New Report Says Violence Down in Indian Country, Non-Violent Crime Up

New Report Says Violence Down in Indian Country, Non-Violent Crime Up

Irina Zhorov
10/26/12

A new report on tribal crime data collection activities, put out by the Bureau of Justice Statistics, confirms that tribal land is more violent than non-tribal land in the United States. The report states that in 2010, 4.8 million people lived on reservations or in Alaska Native villages and only 1.1 million of those residents - 0.4 percent of the U.S. population – classified themselves as American Indian or Alaska Native. Yet “the 1,479 suspects investigated for violent offenses in Indian country represented 23 percent of all federal investigations for violent offenses in fiscal year 2010,” the report said. Of those, the majority were violent crimes.

The report goes on to say that the “number of Indian country suspects investigated by U.S. attorneys for violence declined 3 percent, from 1,525 in 2000 to 1,479 in 2010.” Yet “the number of Indian country suspects investigated for property, drug, and other offenses increased 57 percent from 475 in 2000 to 746 in 2010.”

Wind River Indian Reservation in Central Wyoming was one reservation where violence was considered endemic. In 2009 it was chosen as one of four reservations for President Barack Obama’s High-Priority Performance Goal (HPPG), in which resources were pumped into the four reservations to hire more law enforcement personnel in an effort to reduce crime. Before the surge, as the initiative came to be known, six cops patrolled Wind River. Now, there are 25.
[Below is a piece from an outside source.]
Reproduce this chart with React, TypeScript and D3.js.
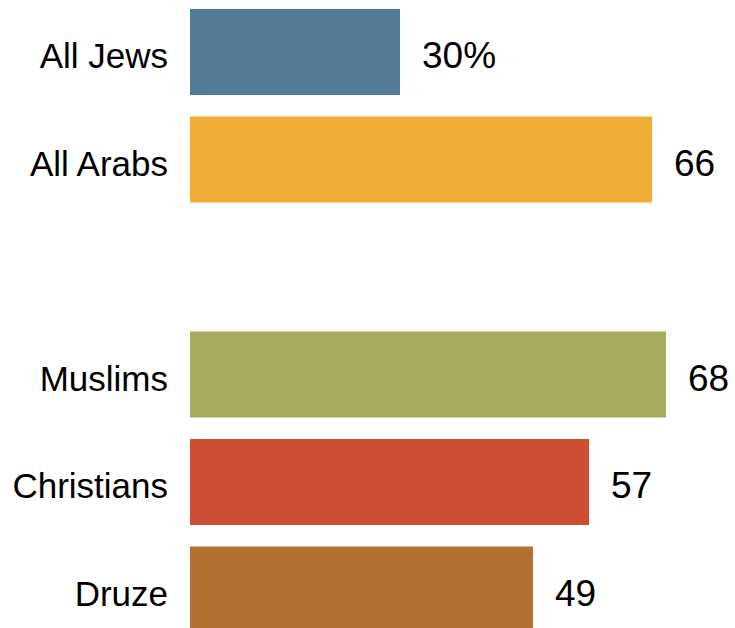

The Department of Justice reported that on Wind River crime actually went up 7 perrcent during HPPG. But Assistant U.S. Attorney in the District of Wyoming, Kerry Jacobson, says that’s due to better reporting. Jacobson says her office considers the surge “extremely successful, in the sense that the cases that have been referred to us were of lower level, meaning people weren't hurt as bad or we had fewer people being killed and our theory was that because there were so many officers they were jumping on situations and were able to stop crime almost before it occurred.” Tribal prosecutors’ case loads increased; there were more misdemeanors, but fewer felonies.

Jacobson also says that for the first time in many years her office is looking into non-violent crimes. “Property crimes were going uninvestigated, or at least under-investigated, because we had too many violent crimes, we couldn't bother, we couldn't take the time to prosecute property crimes,” said Jacobson. “The same goes for fraud, embezzlement. In my first 9 years here, we rarely found the time or had the resources to reach a fraud or an embezzlement case because we had too much violent crime.”

According to the report, there were 334 federally and state-recognized American Indian reservations in 2010. Some of them – notably, those in Arizona, South Dakota, and New Mexico – share Wind River’s crime issues. The report is the culmination of the Bureau of Justice Statistics-funded Recovery Act: Tribal Crime Data Collection, Analysis, and Estimation Project, which sought to improve crime reporting from reservations and increase the number of tribes eligible for funds that could be applied to law enforcement programs. In 2010, 144 tribal law enforcement agencies reported their data; up from 12 in 2008. During the same period, Bureau of Justice Assistance grants to tribes increased almost five-fold. However, these grants were significantly smaller than the HPPG funds which Jacobson says benefitted Wind River.